• **What needs to be done**: Look through the listing below and give the number of lines that hold "code". Say nothing more.

• **Records supplied**:
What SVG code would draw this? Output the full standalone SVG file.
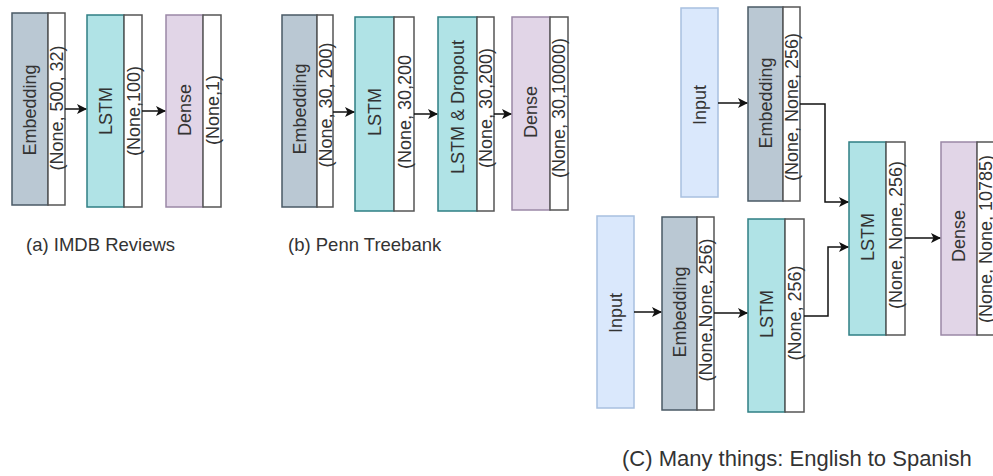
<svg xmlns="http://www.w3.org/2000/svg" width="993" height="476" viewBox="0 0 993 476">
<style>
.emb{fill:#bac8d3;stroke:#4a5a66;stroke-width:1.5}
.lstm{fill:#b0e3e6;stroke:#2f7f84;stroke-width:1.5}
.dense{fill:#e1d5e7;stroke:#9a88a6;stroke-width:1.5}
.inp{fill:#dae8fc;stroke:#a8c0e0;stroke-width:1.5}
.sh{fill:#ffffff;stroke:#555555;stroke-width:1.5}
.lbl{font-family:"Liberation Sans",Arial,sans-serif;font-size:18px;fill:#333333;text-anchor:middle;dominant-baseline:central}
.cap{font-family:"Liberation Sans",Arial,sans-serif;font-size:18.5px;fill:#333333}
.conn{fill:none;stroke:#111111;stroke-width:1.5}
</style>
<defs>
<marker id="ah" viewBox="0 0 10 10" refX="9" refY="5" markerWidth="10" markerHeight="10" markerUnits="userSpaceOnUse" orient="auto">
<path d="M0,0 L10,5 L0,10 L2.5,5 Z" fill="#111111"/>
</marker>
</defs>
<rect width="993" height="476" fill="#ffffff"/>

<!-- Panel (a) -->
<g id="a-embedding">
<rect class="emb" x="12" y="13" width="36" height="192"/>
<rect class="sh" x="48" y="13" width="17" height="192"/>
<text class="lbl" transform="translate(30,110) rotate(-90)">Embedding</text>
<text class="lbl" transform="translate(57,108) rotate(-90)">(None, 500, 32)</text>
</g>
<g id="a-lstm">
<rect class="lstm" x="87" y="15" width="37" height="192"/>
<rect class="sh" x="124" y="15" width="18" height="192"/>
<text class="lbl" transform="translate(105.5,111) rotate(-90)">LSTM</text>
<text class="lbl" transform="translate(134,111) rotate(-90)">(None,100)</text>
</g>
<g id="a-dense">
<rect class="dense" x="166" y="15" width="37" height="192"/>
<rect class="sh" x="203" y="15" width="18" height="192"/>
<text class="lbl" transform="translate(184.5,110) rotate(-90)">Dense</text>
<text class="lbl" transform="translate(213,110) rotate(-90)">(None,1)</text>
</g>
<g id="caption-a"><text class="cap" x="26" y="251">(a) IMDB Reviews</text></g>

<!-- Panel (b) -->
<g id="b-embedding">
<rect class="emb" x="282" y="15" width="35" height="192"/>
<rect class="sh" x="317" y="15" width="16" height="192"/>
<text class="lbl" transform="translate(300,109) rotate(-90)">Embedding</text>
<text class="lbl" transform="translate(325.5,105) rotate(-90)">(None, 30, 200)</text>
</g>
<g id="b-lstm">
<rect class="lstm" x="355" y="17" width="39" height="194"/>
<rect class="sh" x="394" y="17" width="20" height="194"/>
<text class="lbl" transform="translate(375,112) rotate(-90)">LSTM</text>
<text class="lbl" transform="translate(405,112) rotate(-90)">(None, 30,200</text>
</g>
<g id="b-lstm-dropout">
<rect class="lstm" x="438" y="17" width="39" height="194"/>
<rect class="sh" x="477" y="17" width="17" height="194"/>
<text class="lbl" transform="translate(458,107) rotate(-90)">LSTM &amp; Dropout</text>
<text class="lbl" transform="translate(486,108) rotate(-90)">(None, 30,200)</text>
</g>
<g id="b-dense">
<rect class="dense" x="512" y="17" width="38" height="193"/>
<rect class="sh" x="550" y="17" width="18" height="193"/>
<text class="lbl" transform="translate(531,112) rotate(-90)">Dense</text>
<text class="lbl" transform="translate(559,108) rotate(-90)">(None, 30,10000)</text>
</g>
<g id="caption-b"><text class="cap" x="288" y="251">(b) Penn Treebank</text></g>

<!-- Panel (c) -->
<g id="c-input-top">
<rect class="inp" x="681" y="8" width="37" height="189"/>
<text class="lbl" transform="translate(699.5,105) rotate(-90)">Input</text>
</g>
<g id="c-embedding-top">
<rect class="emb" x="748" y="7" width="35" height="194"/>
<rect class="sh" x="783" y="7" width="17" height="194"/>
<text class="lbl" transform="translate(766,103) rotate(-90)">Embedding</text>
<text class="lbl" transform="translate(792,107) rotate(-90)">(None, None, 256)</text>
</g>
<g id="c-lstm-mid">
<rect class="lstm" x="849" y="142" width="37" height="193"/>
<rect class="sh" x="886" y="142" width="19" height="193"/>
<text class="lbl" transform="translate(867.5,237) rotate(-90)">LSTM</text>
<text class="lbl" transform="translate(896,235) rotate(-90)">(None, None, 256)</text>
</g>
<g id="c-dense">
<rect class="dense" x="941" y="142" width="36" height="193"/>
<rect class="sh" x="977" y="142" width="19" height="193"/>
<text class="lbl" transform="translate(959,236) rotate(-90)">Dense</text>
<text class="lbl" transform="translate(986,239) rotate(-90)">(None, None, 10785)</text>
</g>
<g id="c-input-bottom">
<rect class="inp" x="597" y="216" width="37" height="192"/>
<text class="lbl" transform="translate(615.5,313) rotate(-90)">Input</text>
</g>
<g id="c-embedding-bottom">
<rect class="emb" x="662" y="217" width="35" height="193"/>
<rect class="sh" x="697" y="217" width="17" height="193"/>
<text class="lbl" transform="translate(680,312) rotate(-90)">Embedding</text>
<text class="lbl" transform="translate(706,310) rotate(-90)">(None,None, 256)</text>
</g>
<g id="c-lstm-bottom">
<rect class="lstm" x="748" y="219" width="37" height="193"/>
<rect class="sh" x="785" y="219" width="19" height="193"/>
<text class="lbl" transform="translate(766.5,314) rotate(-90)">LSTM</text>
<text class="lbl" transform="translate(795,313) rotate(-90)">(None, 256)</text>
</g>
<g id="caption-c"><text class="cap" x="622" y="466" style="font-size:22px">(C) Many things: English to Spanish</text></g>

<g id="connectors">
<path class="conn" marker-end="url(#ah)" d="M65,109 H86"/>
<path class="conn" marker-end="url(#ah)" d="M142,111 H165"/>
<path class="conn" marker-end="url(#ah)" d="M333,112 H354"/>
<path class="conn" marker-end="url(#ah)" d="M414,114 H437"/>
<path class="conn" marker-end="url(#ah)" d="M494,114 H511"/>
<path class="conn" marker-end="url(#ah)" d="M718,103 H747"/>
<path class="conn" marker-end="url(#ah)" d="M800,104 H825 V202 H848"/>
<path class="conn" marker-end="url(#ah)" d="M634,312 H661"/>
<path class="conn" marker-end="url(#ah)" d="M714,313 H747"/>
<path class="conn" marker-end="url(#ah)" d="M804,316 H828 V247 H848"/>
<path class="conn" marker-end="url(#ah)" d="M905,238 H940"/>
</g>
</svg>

---

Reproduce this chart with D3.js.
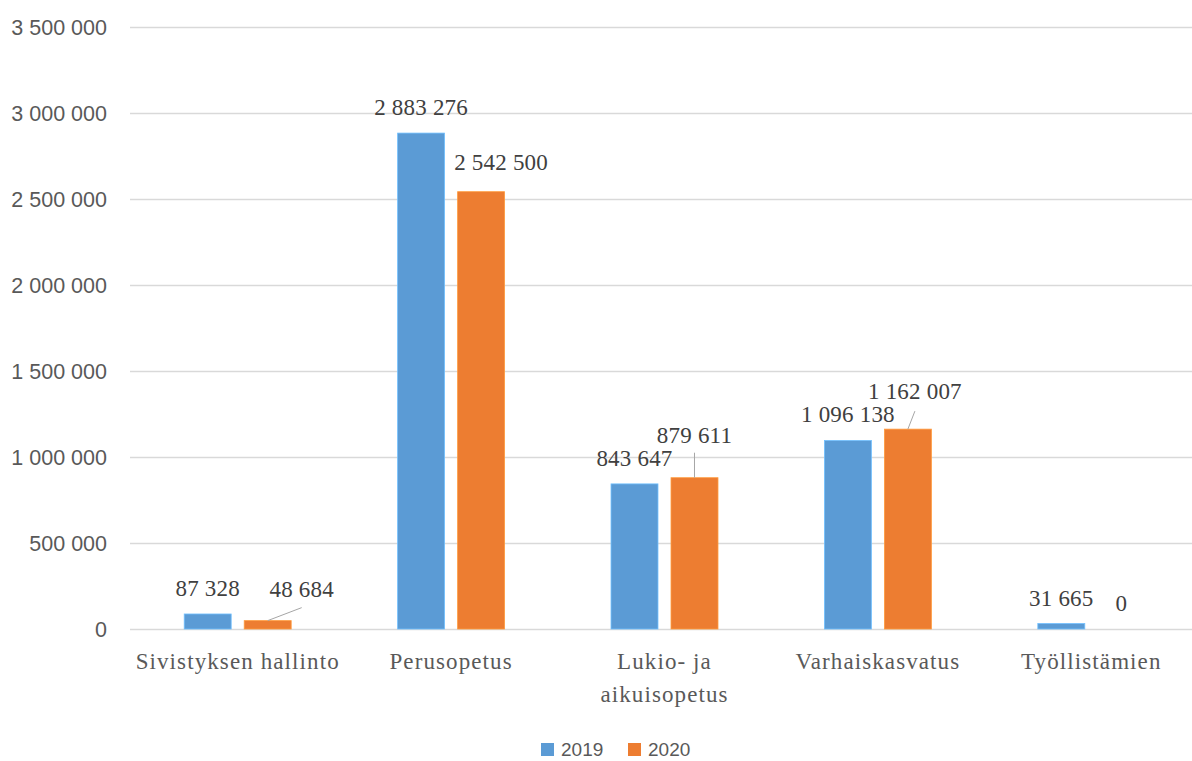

...

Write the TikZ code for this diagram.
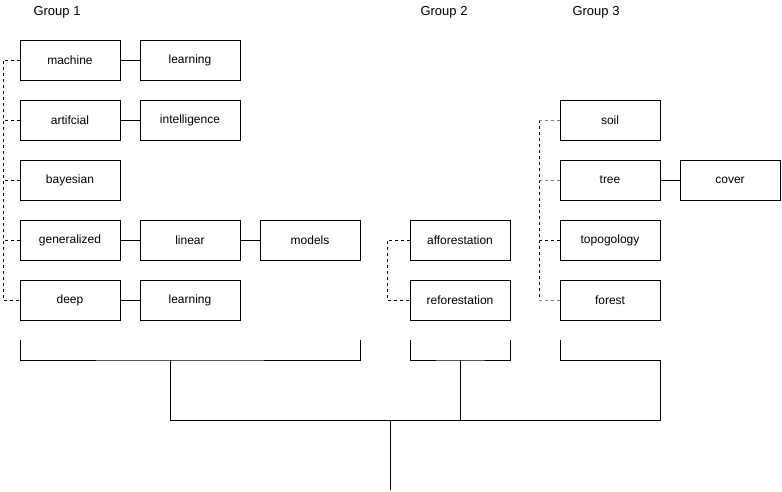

• **Output of the task**: 2